Vol. 3 Issue 49 | December 8, 2017

Vol. 3 Issue 49 | December 8, 2017

Vol. 3 Issue 49 | December 8, 2017
Three Things This Week

1. 13 Songs of 2017

What it is: As the year comes to a close, everyone’s looking back on what happened in order to predict what will be. This article from GQ (language!), though crass, offers major insight to the music scene.

Why it’s illuminating: It’s crazy how quickly we adults become “uncool” and out of touch. And in this streaming, digital world, the rate at which this happens is only increasing. So if you had any moments over the last year when your teen mentioned an artist or song you’ve never heard of OR when you questioned how they could possibly listen to “this trash” (as one of our staff had asked of him when he was a teen), this list is for you. Whether or not your teens can articulate why an artist or style is trending, they are regardless being influenced by the sounds, lyrics, and artists. Jay-Z says he makes music in order to “start a dialogue” between disparate people groups which can lead to mutual understanding (see below). Listen to your kids music, and use it as an opportunity to start a conversation with them about the meaning and impact their favorite songs have on them.

2. Gone Gomez

What it is: On Tuesday, singer and most-followed person on Instagram Selena Gomez switched her account to private.

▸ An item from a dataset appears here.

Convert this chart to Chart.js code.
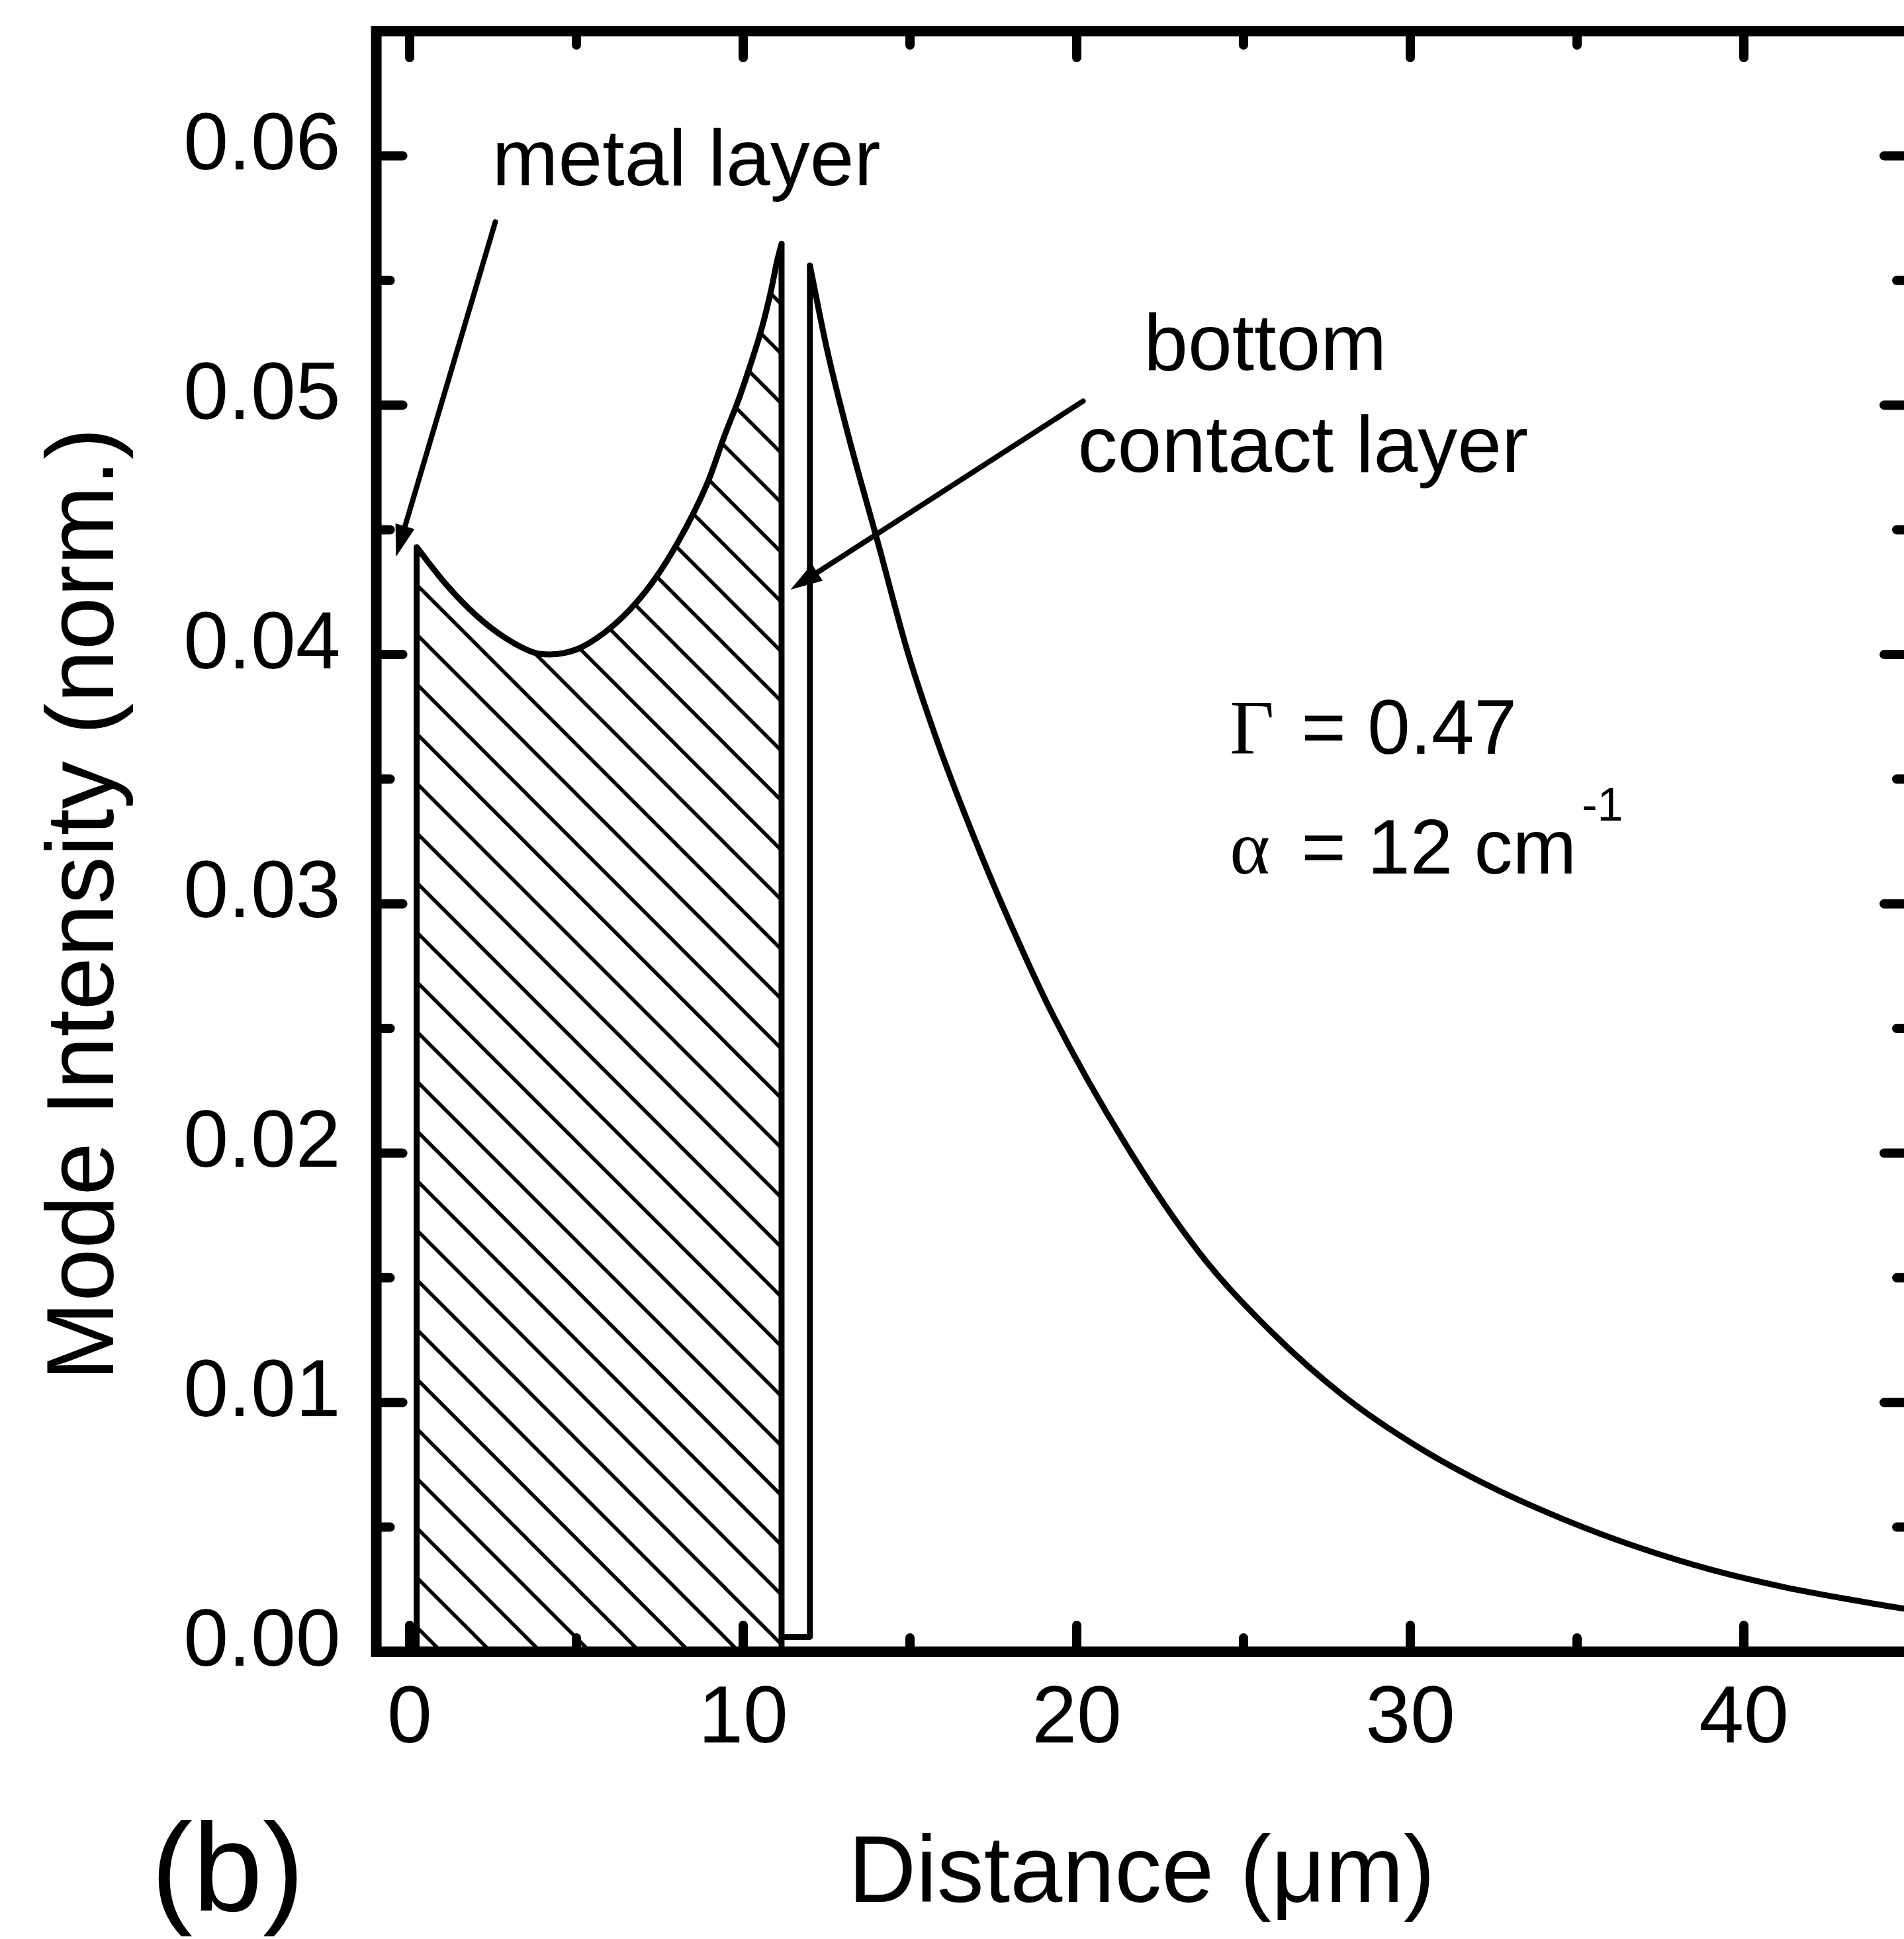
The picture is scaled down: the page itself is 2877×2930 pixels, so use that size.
<!DOCTYPE html>
<html lang="en">
<head>
  <meta charset="UTF-8">
  <title>Mode Intensity vs Distance</title>
  <script src="https://cdn.jsdelivr.net/npm/chart.js"></script>
  <style>
    html, body { margin: 0; padding: 0; background: #fff; overflow: hidden; }
    #wrap { width: 2877px; height: 2930px; overflow: hidden; }
  </style>
</head>
<body>
  <div id="wrap"><canvas id="modeChart" width="2940" height="2930"></canvas></div>

  <script>
    // axis ticks
    const xTicks = [0, 10, 20, 30, 40];
    const xMinorTicks = [5, 15, 25, 35];
    const yTicks = [0, 0.01, 0.02, 0.03, 0.04, 0.05, 0.06];
    const yMinorTicks = [0.005, 0.015, 0.025, 0.035, 0.045, 0.055];

    // active region profile (hatched)
    const layerX = [0.21, 1.1, 2.0, 2.87, 3.76, 4.2, 4.64, 5.17, 6.06, 6.77, 7.39, 8.0, 8.54, 8.98, 9.42, 9.87, 10.23, 10.58, 10.84, 11.02, 11.15];
    const layerY = [0.0443, 0.0428, 0.04156, 0.04066, 0.04006, 0.0400, 0.04006, 0.0403, 0.04111, 0.04204, 0.0431, 0.0444, 0.04575, 0.04705, 0.0487, 0.05025, 0.05167, 0.0532, 0.05463, 0.0558, 0.05647];

    // left edge of the active region
    const edgeX = [0.21, 0.21];
    const edgeY = [0, 0.0443];

    // right edge + bottom contact gap
    const gapX = [11.15, 11.15, 11.15, 12.0, 12.0];
    const gapY = [0.05647, 0, 0.0006, 0.0006, 0.0556];

    // decaying tail in the substrate
    const tailX = [12.0, 12.52, 13.12, 14.04, 14.95, 15.86, 16.91, 17.98, 19.3, 21.49, 23.68, 25.86, 28.06, 30.25, 32.44, 34.62, 36.81, 39.0, 41.19, 43.38, 44.87, 45.6];
    const tailY = [0.0556, 0.05219, 0.04894, 0.04448, 0.04001, 0.03636, 0.0327, 0.0293, 0.0255, 0.0203, 0.0160, 0.0128, 0.0102, 0.0082, 0.0066, 0.0053, 0.0042, 0.0033, 0.0026, 0.00205, 0.00172, 0.00163];

    const SANS = '"Liberation Sans", Arial, Helvetica, sans-serif';
    const SERIF = '"Liberation Serif", "Times New Roman", serif';

    function hatchPattern(ctx) {
      const s = 75;
      const c = document.createElement('canvas');
      c.width = s; c.height = s;
      const g = c.getContext('2d');
      g.strokeStyle = '#000';
      g.lineWidth = 5.5;
      g.beginPath();
      g.moveTo(-6, -6); g.lineTo(s + 6, s + 6);
      g.moveTo(s - 12, -12); g.lineTo(s + 12, 12);
      g.moveTo(-12, s - 12); g.lineTo(12, s + 12);
      g.stroke();
      const p = ctx.createPattern(c, 'repeat');
      p.setTransform(new DOMMatrix([1, 0, 0, 1, 46, 0]));
      return p;
    }

    function arrow(ctx, x0, y0, x1, y1) {
      const dx = x1 - x0, dy = y1 - y0, L = Math.hypot(dx, dy);
      const ux = dx / L, uy = dy / L;
      const hl = 48, hw = 15;
      const bx = x1 - ux * hl, by = y1 - uy * hl;
      ctx.beginPath();
      ctx.moveTo(x0, y0);
      ctx.lineTo(bx + ux * 8, by + uy * 8);
      ctx.stroke();
      ctx.beginPath();
      ctx.moveTo(x1, y1);
      ctx.lineTo(bx - uy * hw, by + ux * hw);
      ctx.lineTo(bx + uy * hw, by - ux * hw);
      ctx.closePath();
      ctx.fill();
    }

    // frame, inward ticks, titles and labels
    const decorations = {
      id: 'decorations',
      afterDatasetsDraw(chart) {
        const { ctx, chartArea: a, scales: { x, y } } = chart;
        ctx.save();
        ctx.strokeStyle = '#000';
        ctx.fillStyle = '#000';

        ctx.lineWidth = 16;
        ctx.lineJoin = 'miter';
        ctx.strokeRect(a.left, a.top, a.right - a.left, a.bottom - a.top);

        ctx.lineWidth = 14;
        ctx.lineCap = 'round';
        const tick = (v, len, horiz) => {
          ctx.beginPath();
          if (horiz) {
            const px = x.getPixelForValue(v);
            ctx.moveTo(px, a.bottom); ctx.lineTo(px, a.bottom - len);
            ctx.moveTo(px, a.top); ctx.lineTo(px, a.top + len);
          } else {
            const py = y.getPixelForValue(v);
            ctx.moveTo(a.left, py); ctx.lineTo(a.left + len, py);
            ctx.moveTo(a.right, py); ctx.lineTo(a.right - len, py);
          }
          ctx.stroke();
        };
        xTicks.forEach(v => tick(v, 40, true));
        xMinorTicks.forEach(v => tick(v, 21, true));
        yTicks.filter(v => v > 0).forEach(v => tick(v, 40, false));
        yMinorTicks.forEach(v => tick(v, 21, false));

        // arrows
        ctx.lineWidth = 8;
        ctx.lineCap = 'round';
        arrow(ctx, x.getPixelForValue(2.57), y.getPixelForValue(0.05735),
                   x.getPixelForValue(-0.41), y.getPixelForValue(0.04392));
        arrow(ctx, x.getPixelForValue(20.19), y.getPixelForValue(0.05016),
                   x.getPixelForValue(11.42), y.getPixelForValue(0.04260));

        // annotation text
        ctx.textAlign = 'left';
        ctx.textBaseline = 'alphabetic';
        ctx.font = '120px ' + SANS;
        ctx.fillText('metal layer', x.getPixelForValue(2.47), y.getPixelForValue(0.05881));
        ctx.fillText('bottom', x.getPixelForValue(22.01), y.getPixelForValue(0.05141));
        ctx.fillText('contact layer', x.getPixelForValue(20.03), y.getPixelForValue(0.04732));

        const tx = x.getPixelForValue(24.59);
        let by = y.getPixelForValue(0.03601);
        ctx.font = '116px ' + SERIF;
        ctx.fillText('\u0393', tx, by);
        ctx.font = '116px ' + SANS;
        ctx.fillText('= 0.47', tx + 108, by);

        by = y.getPixelForValue(0.03121);
        ctx.font = '116px ' + SERIF;
        ctx.fillText('\u03B1', tx, by);
        ctx.font = '116px ' + SANS;
        const main = '= 12 cm';
        ctx.fillText(main, tx + 108, by);
        const w = ctx.measureText(main).width;
        ctx.font = '70px ' + SANS;
        ctx.fillText('-1', tx + 108 + w + 8, by - 80);

        ctx.restore();
      },
      afterDraw(chart) {
        const { ctx, chartArea: a } = chart;
        ctx.save();
        ctx.fillStyle = '#000';
        ctx.textBaseline = 'alphabetic';
        ctx.textAlign = 'center';
        ctx.font = '142px ' + SANS;
        ctx.fillText('Distance (\u03BCm)', 1725, 2874);

        ctx.font = '190px ' + SANS;
        ctx.fillText('(b)', 344, 2887);

        ctx.translate(171, (a.top + a.bottom) / 2 + 95);
        ctx.rotate(-Math.PI / 2);
        ctx.font = '144px ' + SANS;
        ctx.fillText('Mode Intensity (norm.)', 0, 0);
        ctx.restore();
      }
    };

    const canvas = document.getElementById('modeChart');
    const ctx2d = canvas.getContext('2d');

    const pts = (xs, ys) => xs.map((v, i) => ({ x: v, y: ys[i] }));
    const lineStyle = { borderColor: '#000', borderWidth: 9, pointRadius: 0, fill: false, borderJoinStyle: 'round', borderCapStyle: 'round' };

    new Chart(canvas, {
      type: 'line',
      data: {
        datasets: [
          Object.assign({}, lineStyle, {
            data: pts(layerX, layerY),
            backgroundColor: hatchPattern(ctx2d),
            fill: 'origin',
            cubicInterpolationMode: 'monotone'
          }),
          Object.assign({}, lineStyle, { data: pts(edgeX, edgeY), tension: 0 }),
          Object.assign({}, lineStyle, { data: pts(gapX, gapY), tension: 0 }),
          Object.assign({}, lineStyle, { data: pts(tailX, tailY), cubicInterpolationMode: 'monotone' })
        ]
      },
      options: {
        responsive: false,
        animation: false,
        devicePixelRatio: 1,
        events: [],
        layout: { padding: { left: 0, top: 47, right: 53, bottom: 0 } },
        plugins: { legend: { display: false }, tooltip: { enabled: false } },
        scales: {
          x: {
            type: 'linear',
            min: -1,
            max: 45,
            grid: { display: false, drawTicks: false },
            border: { display: false },
            afterBuildTicks: s => { s.ticks = xTicks.map(v => ({ value: v })); },
            afterFit: s => { s.height = 434; s.paddingLeft = 0; s.paddingRight = 0; },
            ticks: {
              autoSkip: false,
              maxRotation: 0,
              padding: 30,
              color: '#000',
              font: { family: SANS, size: 122 },
              callback: v => String(v)
            }
          },
          y: {
            type: 'linear',
            min: 0,
            max: 0.065,
            grid: { display: false, drawTicks: false },
            border: { display: false },
            afterBuildTicks: s => { s.ticks = yTicks.map(v => ({ value: v })); },
            afterFit: s => { s.width = 568.6; s.paddingTop = 0; s.paddingBottom = 0; },
            ticks: {
              autoSkip: false,
              padding: 54,
              labelOffset: -13,
              color: '#000',
              font: { family: SANS, size: 122 },
              callback: v => v.toFixed(2)
            }
          }
        }
      },
      plugins: [decorations]
    });
  </script>
</body>
</html>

Why it’s revolutionary: Gomez is at what seems like the top of her career. She was named Billboard’s Woman of the Year and Spotify’s third-most-streamed woman in 2017, among other accomplishments. So why make a move that, in essence, makes her less visible? Though she has yet to comment directly, she’s been open in the past about needing to take breaks from social media. Her example is a great way to start a conversation about social media and celeb culture with your teens: What do you think about her making it private? Is she blowing something out of proportion? Should she just be ok with 130 million people having such intimate access to her life?

3. Messenger Kids

What it is: Facebook recently released an iOS test of its new app, Messenger Kids, aimed at children ages 6-12 (it’s illegal to have a regular FB account before the age of 13).

Why it’s tricky: Surprisingly, the app sounds like it will actually be safe and a fun way for kids to keep in touch with loved ones. There won’t be any ads or in-app purchases, it’s designed to be compliant with COPPA, and parents have a lot of control over who and what a child can see or display (to use it, at least one parent must have a FB account). Yet it’s not all rainbow and butterfly face filters: On what device is a young child supposed to use the app? And doesn’t this just make parents and kids more dependent on FB, starting at even younger ages?

Bonus: Did you miss the even more in-depth look at the app in this week’s edition of the always-excellent Culture Insider? Sign up now and never miss a thing!

 

The Secret Sauce of Conversation?

We’ve been hearing from a lot of you lately that it’s hard to find time and non-cheesy ways to start conversations with teens, especially about tough subjects. Trust us, we feel you. #TeensAreScary (Imagine that being said by Jim Gaffigan). Actually, that’s often the problem: We let our fear of awkwardness, confrontation, disagreement, or even rejection keep us from broaching certain (ok, let’s be real: most) subjects.

In a fascinating interview with T Magazine, rapper Jay-Z said something profound: You have to talk about things because “what you reveal, you heal.” He explained that it’s impossible to rid a body of a tumor if you don’t know it’s there. You have to first find it in order to operate on it. And it’s the same for our teens: If we don’t have a continual dialogue with them, we won’t know what “tumors” start growing in and slowly eat away at their faith and humanity.

So rather than some magic formula, we believe that the secret sauce for talking with teens is simply creating a nonjudgmental environment, embracing the awkwardness, and starting the conversation. Constantly. About anything and everything. Especially when it makes us uncomfortable or we disagree with our teens.

But the extra-secret sauce is even more important: Intentionally building a loving relationship with your kids based on trust, honesty, and dignity.

As our kids get older, it can be easy to only talk to them when we want to teach them something or when they get it wrong. But when our relationships are built around experiencing all facets of life together, these interactions become much more organic and genuine, leading to greater receptivity from our teens when we do offer guidance. Legendary basketball coach Jim Valvano offers 3 ways to do this in his 1993 Espy Award speech.

To help get you ready for those conversations, we recommend watching the full interview with Jay-Z with the goal of simply listening and learning without judgement. Notice how calmly he discusses the volatile subject of racism, and how skillfully and peacefully he engages divisive topics with wisdom and understanding—a skill we all could hone better. You will probably not agree with everything Jay-Z says, but use the video as a learning laboratory to process how to effectively start conversations with your kids that lead to understanding, empathy, and compassion.